- Born: December 27, 1913 Pittsburgh, Pennsylvania, United States
- Died: November 9, 1986 (aged 72) Chicago, Illinois, United States
- Education: Carnegie Institute of Technology; Chelsea Polytechnic; Sorbonne University; Armour Institute of Technology;
- Occupations: Architect, academic, art curator
- Notable work: Ben Rose House

= A. James Speyer =

American art curator, architect, and academic

Abraham James Speyer (December 27, 1913– November 9, 1986) was an American art curator and architect, who was considered one of the leading experts on American and European contemporary art in the United States. As an architect he is remembered for his modernist house designs. The best known of these is the Ben Rose House in Highland Park, Illinois, which featured in the 1986 film Ferris Bueller's Day Off. He also taught architecture at the Illinois Institute of Technology and the University of Athens.

==Life and career==

Speyer was born in Pittsburgh on December 27, 1913, the fist child of Tillie (née Sunstein) and Alexander Crail Speyer, a private investor. He was educated at home until about the age of 12. He graduated with a bachelor's degree in architecture from the Carnegie Institute of Technology in 1934. Attracted to the International Style, during the next three years he studied at Chelsea Polytechnic in London and the Sorbonne University in Paris. In 1939, he obtained a master's degree from the Armour Institute of Technology as the first graduate student of Mies van der Rohe, whom he was so eager to study under that in the fall of the previous year he tracked down the newly-arrived émigré from Nazi Germany at the Stevens Hotel in Chicago.

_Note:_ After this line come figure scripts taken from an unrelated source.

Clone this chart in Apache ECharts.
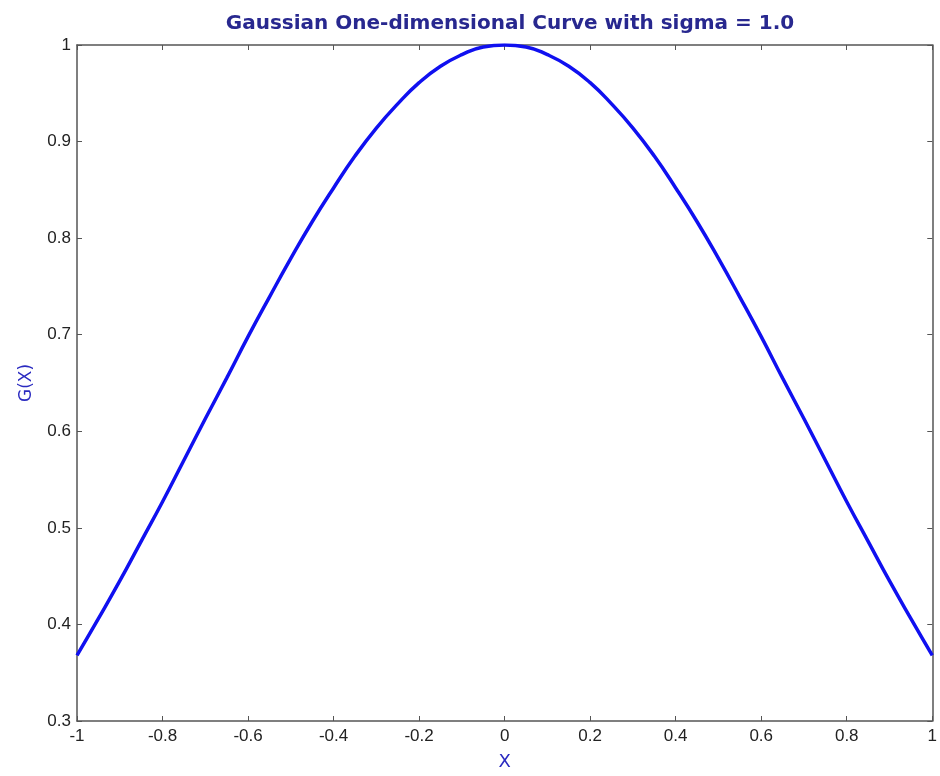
<!DOCTYPE html>
<html>
<head>
<meta charset="utf-8">
<script src="https://cdn.jsdelivr.net/npm/echarts@6/dist/echarts.min.js"></script>
<style>
  html, body { margin: 0; padding: 0; background: #fff; }
  #main { width: 940px; height: 776px; }
</style>
</head>
<body>
<div id="main"></div>
<script>
// x positions and G(x) values
var xValues = [-1, -0.95, -0.9, -0.85, -0.8, -0.75, -0.7, -0.65, -0.6, -0.55, -0.5,
  -0.45, -0.4, -0.35, -0.3, -0.25, -0.2, -0.15, -0.1, -0.05, 0,
  0.05, 0.1, 0.15, 0.2, 0.25, 0.3, 0.35, 0.4, 0.45, 0.5,
  0.55, 0.6, 0.65, 0.7, 0.75, 0.8, 0.85, 0.9, 0.95, 1]
var gValues = [0.368, 0.406, 0.445, 0.486, 0.527, 0.570, 0.613, 0.655, 0.698, 0.739, 0.779,
  0.817, 0.852, 0.885, 0.914, 0.939, 0.961, 0.978, 0.990, 0.998, 1.0,
  0.998, 0.990, 0.978, 0.961, 0.939, 0.914, 0.885, 0.852, 0.817, 0.779,
  0.739, 0.698, 0.655, 0.613, 0.570, 0.527, 0.486, 0.445, 0.406, 0.368]

var titleText = 'Gaussian One-dimensional Curve with sigma = 1.0'
var xName = 'X'
var yName = 'G(X)'

var seriesData = []
for (var i = 0; i < xValues.length; i++) {
  seriesData.push([xValues[i], gValues[i]])
}

var myChart = echarts.init(document.getElementById('main'))

var axisLine = { show: true, onZero: false, lineStyle: { color: '#555', width: 1.5 } }
var tickStyle = { show: true, inside: true, length: 5, lineStyle: { color: '#555' } }
var labelStyle = { color: '#222', fontSize: 17, fontFamily: 'Liberation Sans' }

var option = {
  animation: false,
  backgroundColor: '#fff',
  title: {
    text: titleText,
    left: 505,
    textAlign: 'center',
    top: 9,
    textStyle: { color: '#28288f', fontSize: 20, fontWeight: 'bold', fontFamily: 'DejaVu Sans' }
  },
  grid: { left: 77, right: 6, top: 45, bottom: 54 },
  xAxis: [{
    type: 'value',
    position: 'bottom',
    min: -1,
    max: 1,
    interval: 0.2,
    name: xName,
    nameLocation: 'middle',
    nameGap: 32,
    nameTextStyle: { color: '#2a2ac0', fontSize: 18, fontFamily: 'DejaVu Sans' },
    axisLine: axisLine,
    axisTick: tickStyle,
    axisLabel: Object.assign({ margin: 7 }, labelStyle),
    splitLine: { show: false }
  }, {
    type: 'value',
    position: 'top',
    min: -1,
    max: 1,
    interval: 0.2,
    axisLine: axisLine,
    axisTick: tickStyle,
    axisLabel: { show: false },
    splitLine: { show: false }
  }],
  yAxis: [{
    type: 'value',
    position: 'left',
    min: 0.3,
    max: 1,
    interval: 0.1,
    name: yName,
    nameLocation: 'middle',
    nameGap: 42,
    nameTextStyle: { color: '#2a2ac0', fontSize: 17, fontFamily: 'DejaVu Sans' },
    axisLine: axisLine,
    axisTick: tickStyle,
    axisLabel: Object.assign({ margin: 6 }, labelStyle),
    splitLine: { show: false }
  }, {
    type: 'value',
    position: 'right',
    min: 0.3,
    max: 1,
    interval: 0.1,
    axisLine: axisLine,
    axisTick: tickStyle,
    axisLabel: { show: false },
    splitLine: { show: false }
  }],
  series: [{
    type: 'line',
    data: seriesData,
    smooth: true,
    showSymbol: false,
    lineStyle: { color: '#1010f0', width: 3.5 },
    itemStyle: { color: '#1010f0' }
  }]
}

myChart.setOption(option)
window.onresize = () => {
  myChart.resize()
}
</script>
</body>
</html>
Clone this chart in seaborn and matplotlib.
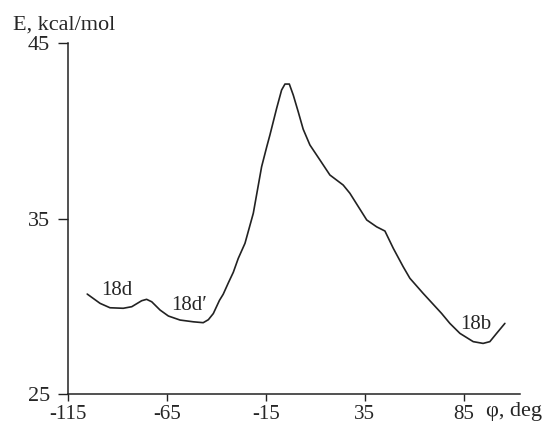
from matplotlib import pyplot as plt
import seaborn as sns
import pandas as pd

# torsion angle phi (deg) and energy E (kcal/mol)
phi = [-105.3, -98.8, -93.8, -87.1, -82.8, -77.8, -75.3, -72.7, -68.5, -64.3,
       -58.4, -51.7, -46.7, -44.1, -41.6, -38.5, -36.6, -34.0, -31.5, -29.0,
       -25.6, -21.4, -17.2, -14.6, -13.0, -9.6, -7.1, -5.4, -3.2, -1.2,
       1.3, 3.8, 7.2, 12.3, 17.3, 24.0, 27.4, 35.9, 40.9, 45.1,
       49.3, 54.3, 57.7, 64.4, 73.7, 77.9, 83.0, 89.7, 94.7, 98.1,
       101.5, 105.7]
energy = [30.71, 30.18, 29.93, 29.90, 29.99, 30.33, 30.41, 30.27, 29.80, 29.46,
          29.23, 29.13, 29.08, 29.25, 29.60, 30.35, 30.70, 31.35, 31.95, 32.74,
          33.60, 35.31, 37.96, 39.10, 39.77, 41.29, 42.33, 42.67, 42.67, 42.04,
          41.09, 40.10, 39.20, 38.34, 37.49, 36.92, 36.45, 34.93, 34.54, 34.30,
          33.32, 32.27, 31.61, 30.75, 29.61, 29.04, 28.47, 28.00, 27.90, 28.00,
          28.47, 29.04]

xticks = [-115, -65, -15, 35, 85]
yticks = [25, 35, 45]

# conformer labels: text, phi, E
labels = ['18d', "18d\u2032", '18b']
label_phi = [-90.3, -53.9, 91.1]
label_e = [30.93, 30.06, 28.95]

sns.set_style('ticks')
plt.rcParams['font.family'] = ['Liberation Serif', 'DejaVu Serif']

df = pd.DataFrame({'phi': phi, 'E': energy})

fig = plt.figure(figsize=(5.45, 4.23), dpi=100)
ax = fig.add_axes([0.1248, 0.0678, 0.954 - 0.1248, 0.898 - 0.0678])

sns.lineplot(x='phi', y='E', data=df, sort=False, color='#222222', linewidth=1.2, ax=ax)

for t, x, y in zip(labels, label_phi, label_e):
    ax.text(x, y, t, fontsize=15, ha='center', va='center')

ax.set_xlim(-115, 113.3)
ax.set_ylim(25, 45)
ax.set_xticks(xticks)
ax.set_yticks(yticks)
ax.set_xticklabels([str(v) for v in xticks])
ax.set_yticklabels([str(v) for v in yticks])
ax.tick_params(axis='x', labelsize=15, length=5, width=1, color='#222222', pad=3)
ax.tick_params(axis='y', labelsize=16, length=7, width=1, color='#222222', pad=6)
ax.set_xlabel('')
ax.set_ylabel('')
sns.despine(ax=ax)
for s in ['left', 'bottom']:
    ax.spines[s].set_linewidth(1.1)
    ax.spines[s].set_color('#222222')

fig.text(13 / 545, 1 - 30 / 423, 'E, kcal/mol', fontsize=16, va='baseline', ha='left')
fig.text(486 / 545, 1 - 416 / 423, '\u03c6, deg', fontsize=16, va='baseline', ha='left')

fig.savefig('out.png', dpi=100)
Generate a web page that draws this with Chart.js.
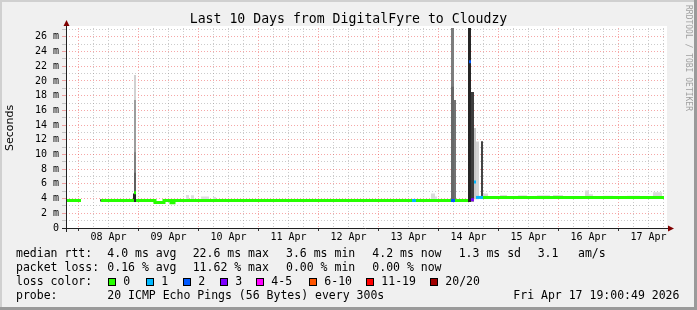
<!DOCTYPE html>
<html>
<head>
<meta charset="utf-8">
<title>Last 10 Days from DigitalFyre to Cloudzy</title>
<script src="https://cdn.jsdelivr.net/npm/chart.js@4.4.1/dist/chart.umd.min.js"></script>
<style>
  html, body { margin: 0; padding: 0; background: #f0f0f0; }
  #graph { display: block; }
</style>
</head>
<body>
<canvas id="graph" width="697" height="310"></canvas>
<script>
// x is in hours from 08 Apr 00:00, the graph covers 07 Apr 19:00 -> 17 Apr 19:00
var xStart = -5;
var xEnd = 235;
var yMax = 27.2;        // ms
var stepHours = 0.4;    // one rrd row per pixel (24 min)
var dayLabels = ['08 Apr', '09 Apr', '10 Apr', '11 Apr', '12 Apr', '13 Apr', '14 Apr', '15 Apr', '16 Apr', '17 Apr'];

// median rtt (ms), one entry per run with the same value and loss
var medianFrom = [-5, 9.0, 22.2, 23.0, 30.6, 34.2, 37.0, 38.2, 133.4, 135.0, 149.0, 150.6, 156.2, 157.0, 158.2, 159.0, 161.8];
var medianTo   = [1.0, 22.2, 23.0, 30.6, 34.2, 37.0, 38.2, 133.4, 135.0, 149.0, 150.6, 155.8, 157.0, 158.2, 159.0, 161.8, 234.2];
var medianMs   = [3.74, 3.74, 4.8, 3.74, 3.48, 3.74, 3.45, 3.74, 3.74, 3.74, 3.74, 3.74, 22.6, 3.85, 6.25, 4.16, 4.16];
var medianLoss = [0, 0, 0, 0, 0, 0, 0, 0, 1, 0, 2, 0, 2, 3, 1, 1, 0];
var medianGapBefore = [1, 2, 3, 12, 13, 14, 15];

var lossLabels = ['0', '1', '2', '3', '4-5', '6-10', '11-19', '20/20'];
var lossColors = ['#26ff00', '#00b8ff', '#0059ff', '#7e00ff', '#ff00ff', '#ff5500', '#ff0000', '#a10000'];

// smoke: spread of the 20 pings, drawn back to front
var smokeFrom    = [22.2, 22.2, 22.2, 22.2, 21.8, 8.6, 43.0, 45.0, 49.0, 53.8, 141.0, 142.6, 149.0, 149.0, 150.2, 155.8, 157.0, 158.2, 159.0, 161.0, 161.8, 168.6, 175.8, 183.4, 189.8, 202.6, 204.2, 209.8, 219.4, 229.8];
var smokeTo      = [23.0, 23.0, 23.0, 23.0, 23.0, 9.0, 44.2, 46.2, 52.2, 55.0, 142.6, 143.4, 150.2, 150.2, 151.0, 157.0, 158.2, 159.0, 160.2, 161.8, 163.8, 171.4, 179.4, 188.6, 193.8, 204.2, 205.8, 213.8, 224.6, 233.4];
var smokeLow     = [3.8, 3.8, 3.8, 3.8, 3.55, 3.6, 3.8, 3.8, 3.8, 3.8, 3.8, 3.8, 3.8, 3.8, 3.8, 3.55, 3.6, 3.9, 3.9, 4.0, 4.1, 4.1, 4.1, 4.1, 4.1, 4.1, 4.1, 4.1, 4.1, 4.1];
var smokeHigh    = [20.8, 17.4, 10.3, 7.5, 4.7, 3.9, 4.5, 4.45, 4.3, 4.2, 4.7, 4.3, 30, 19.2, 17.4, 30, 18.5, 13.6, 11.75, 11.8, 4.7, 4.5, 4.45, 4.45, 4.5, 5.1, 4.6, 4.4, 4.4, 4.85];
var smokeDensity = [0.1, 0.38, 0.53, 0.7, 1.0, 0.84, 0.03, 0.03, 0.03, 0.03, 0.05, 0.03, 0.54, 0.66, 0.6, 1.0, 0.88, 0.15, 0.09, 0.84, 0.07, 0.04, 0.04, 0.04, 0.04, 0.06, 0.04, 0.04, 0.04, 0.05];

// legend texts
var rttSummary = ['4.0 ms avg', '22.6 ms max', '3.6 ms min', '4.2 ms now', '1.3 ms sd', '3.1', 'am/s'];
var lossSummary = ['0.16 % avg', '11.62 % max', '0.00 % min', '0.00 % now'];
var probeText = '20 ICMP Echo Pings (56 Bytes) every 300s';
var stampText = 'Fri Apr 17 19:00:49 2026';

var majorGrid = 'rgba(235, 60, 60, 0.45)';
var minorGrid = 'rgba(140, 140, 140, 0.45)';
var monoFont = '"DejaVu Sans Mono", "Liberation Mono", monospace';

// median line points (null breaks the line)
var medianPoints = [];
var medianPointLoss = [];
for (var i = 0; i < medianMs.length; i++) {
  if (medianGapBefore.indexOf(i) >= 0) {
    medianPoints.push({ x: medianFrom[i], y: null });
    medianPointLoss.push(0);
  }
  medianPoints.push({ x: medianFrom[i], y: medianMs[i] });
  medianPointLoss.push(medianLoss[i]);
  medianPoints.push({ x: medianTo[i], y: medianMs[i] });
  medianPointLoss.push(medianLoss[i]);
}

// every smoke block becomes one floating bar per rrd row
var smokeSets = smokeFrom.map(function (from, i) {
  var cols = [];
  var p0 = Math.round((from - xStart) / stepHours);
  var p1 = Math.round((smokeTo[i] - xStart) / stepHours);
  for (var p = p0; p < p1; p++) {
    cols.push({ x: xStart + (p + 0.5) * stepHours, y: [smokeLow[i], smokeHigh[i]] });
  }
  var g = Math.round(228 - smokeDensity[i] * 190);
  return {
    type: 'bar',
    data: cols,
    backgroundColor: 'rgb(' + g + ',' + g + ',' + g + ')',
    borderWidth: 0,
    barThickness: 1,
    maxBarThickness: 1,
    grouped: false,
    inflateAmount: 0,
    order: smokeFrom.length - i + 1
  };
});

var hourTicks = [];
for (var h = 0; h <= xEnd; h += 6) hourTicks.push({ value: h });
var msTicks = [];
for (var m = 0; m <= Math.floor(yMax); m++) msTicks.push({ value: m });

var rrdFrame = {
  id: 'rrdFrame',
  beforeDraw: function (chart) {
    var ctx = chart.ctx, a = chart.chartArea;
    ctx.save();
    ctx.fillStyle = '#f0f0f0';
    ctx.fillRect(0, 0, 697, 310);
    ctx.fillStyle = '#d0d0d0';
    ctx.fillRect(0, 0, 697, 2);
    ctx.fillRect(0, 0, 2, 310);
    ctx.fillStyle = '#9a9a9a';
    ctx.fillRect(0, 307, 697, 3);
    ctx.fillRect(694, 0, 3, 310);
    ctx.fillStyle = '#ffffff';
    ctx.fillRect(a.left, a.top - 2, a.right - a.left + 1, a.bottom - a.top + 2);
    ctx.restore();
  },
  afterDatasetsDraw: function (chart) {
    var ctx = chart.ctx, a = chart.chartArea;
    ctx.save();
    ctx.strokeStyle = '#202020';
    ctx.lineWidth = 1;
    ctx.beginPath();
    ctx.moveTo(a.left - 4, a.bottom + 0.5);
    ctx.lineTo(a.right + 3, a.bottom + 0.5);
    ctx.moveTo(a.left + 0.5, a.bottom + 4);
    ctx.lineTo(a.left + 0.5, a.top - 3);
    ctx.stroke();
    ctx.fillStyle = '#7f0000';
    ctx.beginPath();
    ctx.moveTo(a.right + 2, a.bottom - 2.5);
    ctx.lineTo(a.right + 8, a.bottom + 0.5);
    ctx.lineTo(a.right + 2, a.bottom + 3.5);
    ctx.fill();
    ctx.beginPath();
    ctx.moveTo(a.left - 2.5, a.top - 2);
    ctx.lineTo(a.left + 0.5, a.top - 8);
    ctx.lineTo(a.left + 3.5, a.top - 2);
    ctx.fill();
    ctx.restore();
  },
  afterDraw: function (chart) {
    var ctx = chart.ctx;
    var tabs = [107.3, 192.7, 286, 372.3, 458.7, 537.7, 578];
    ctx.save();
    ctx.font = '11.5px ' + monoFont;
    ctx.fillStyle = '#000';
    ctx.textBaseline = 'middle';
    ctx.textAlign = 'left';
    ctx.fillText('median rtt:', 16, 254.5);
    rttSummary.forEach(function (t, i) { ctx.fillText(t, tabs[i], 254.5); });
    ctx.fillText('packet loss:', 16, 268.5);
    lossSummary.forEach(function (t, i) { ctx.fillText(t, tabs[i], 268.5); });
    ctx.fillText('loss color:', 16, 282.5);
    var boxX = [108, 146, 183, 220, 256, 309, 366, 430];
    lossLabels.forEach(function (t, i) {
      ctx.fillStyle = lossColors[i];
      ctx.fillRect(boxX[i], 278, 8, 8);
      ctx.strokeStyle = '#000';
      ctx.lineWidth = 1;
      ctx.strokeRect(boxX[i] + 0.5, 278.5, 7, 7);
      ctx.fillStyle = '#000';
      ctx.fillText(t, boxX[i] + 15.3, 282.5);
    });
    ctx.fillText('probe:', 16, 296.5);
    ctx.fillText(probeText, 107.3, 296.5);
    ctx.fillText(stampText, 513.3, 296.5);

    // rrdtool watermark
    ctx.translate(688.5, 5);
    ctx.rotate(Math.PI / 2);
    ctx.font = '8px ' + monoFont;
    ctx.fillStyle = '#a0a0a0';
    ctx.fillText('RRDTOOL / TOBI OETIKER', 0, 0);
    ctx.restore();
  }
};

new Chart(document.getElementById('graph'), {
  type: 'bar',
  data: {
    datasets: smokeSets.concat([{
      type: 'line',
      data: medianPoints,
      borderColor: lossColors[0],
      borderWidth: 3,
      borderCapStyle: 'butt',
      pointRadius: 0,
      tension: 0,
      fill: false,
      spanGaps: false,
      order: 0,
      segment: {
        borderColor: function (c) { return lossColors[medianPointLoss[c.p0DataIndex]]; }
      }
    }])
  },
  options: {
    responsive: false,
    animation: false,
    events: [],
    layout: { padding: 0 },
    plugins: {
      legend: { display: false },
      tooltip: { enabled: false },
      title: {
        display: true,
        text: 'Last 10 Days from DigitalFyre to Cloudzy',
        color: '#000',
        font: { family: monoFont, size: 13.2, weight: 'normal', lineHeight: 1.2 },
        padding: { top: 11.4, bottom: 0.76 }
      }
    },
    scales: {
      x: {
        type: 'linear',
        min: xStart,
        max: xEnd,
        offset: false,
        afterFit: function (s) { s.height = 82; },
        afterBuildTicks: function (s) { s.ticks = hourTicks.slice(); },
        grid: {
          offset: false,
          color: function (c) { return c.tick && c.tick.value % 24 === 0 ? majorGrid : minorGrid; },
          tickLength: 3,
          tickColor: function (c) { return c.tick && c.tick.value % 24 === 0 ? '#333' : 'rgba(0,0,0,0)'; }
        },
        border: { display: false, dash: [1, 2] },
        ticks: {
          autoSkip: false,
          maxRotation: 0,
          padding: 0.5,
          color: '#000',
          font: { family: monoFont, size: 10 },
          callback: function (v) { return v % 24 === 12 ? dayLabels[(v - 12) / 24] : ''; }
        }
      },
      y: {
        type: 'linear',
        min: 0,
        max: yMax,
        afterFit: function (s) { s.width = 66; },
        afterBuildTicks: function (s) { s.ticks = msTicks.slice(); },
        grid: {
          color: function (c) { return c.tick && c.tick.value % 2 === 0 ? majorGrid : minorGrid; },
          tickLength: 4
        },
        border: { display: false, dash: [1, 2] },
        title: {
          display: true,
          text: 'Seconds',
          color: '#000',
          font: { family: '"DejaVu Sans", sans-serif', size: 11 },
          padding: { top: 4, bottom: 0 }
        },
        ticks: {
          autoSkip: false,
          padding: 3,
          color: '#000',
          font: { family: monoFont, size: 10 },
          callback: function (v) { return v === 0 ? '0' : (v % 2 === 0 ? v + ' m' : ''); }
        }
      },
      gap: {
        type: 'linear',
        position: 'right',
        display: true,
        min: 0,
        max: 1,
        afterFit: function (s) { s.width = 31; },
        grid: { display: false },
        border: { display: false },
        ticks: { display: false }
      }
    }
  },
  plugins: [rrdFrame]
});
</script>
</body>
</html>
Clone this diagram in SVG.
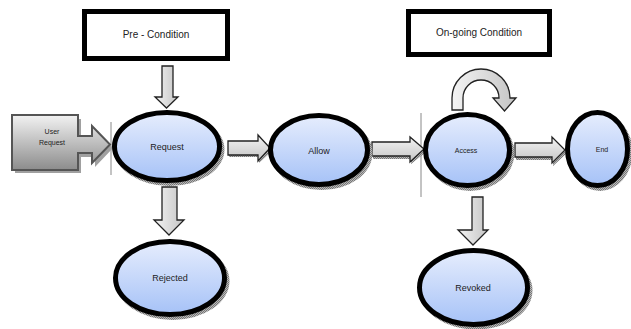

In 1941, Speyer was drafted into the United States Army. In the South Pacific, he was in charge of a chemical warfare intelligence unit, which later became part of the Monuments, Fine Arts, and Archives program (the so-called "Monuments Men"). He was promoted to the rank of major in April 1945.

After returning to Chicago in 1946, Speyer embarked on an architectural career, which was focussed mainly on residential projects. He was offered teaching work at the Illinois (formerly, Armour) Institute of Technology later that year, and for the next decade combined this with his architectal work. He was made an associate professor in 1952. In 1957, through the Fulbright Program, he moved to the University of Athens in Greece.

Having been a regular correspondent for Artnews since 1955, in 1961 he accepted an appointment as Curator of Contemporary Art at the Art Institute of Chicago. In 1984, he was elected a trustee of the Hirshhorn Museum and Sculpture Garden in Washington, D.C..

Speyer died on November 9, 1986 at the Bernard A. Mitchell Hospital in Chicago. During the preceding nine years he had undergone numerous rounds of chemotherapy to combat lymphoma.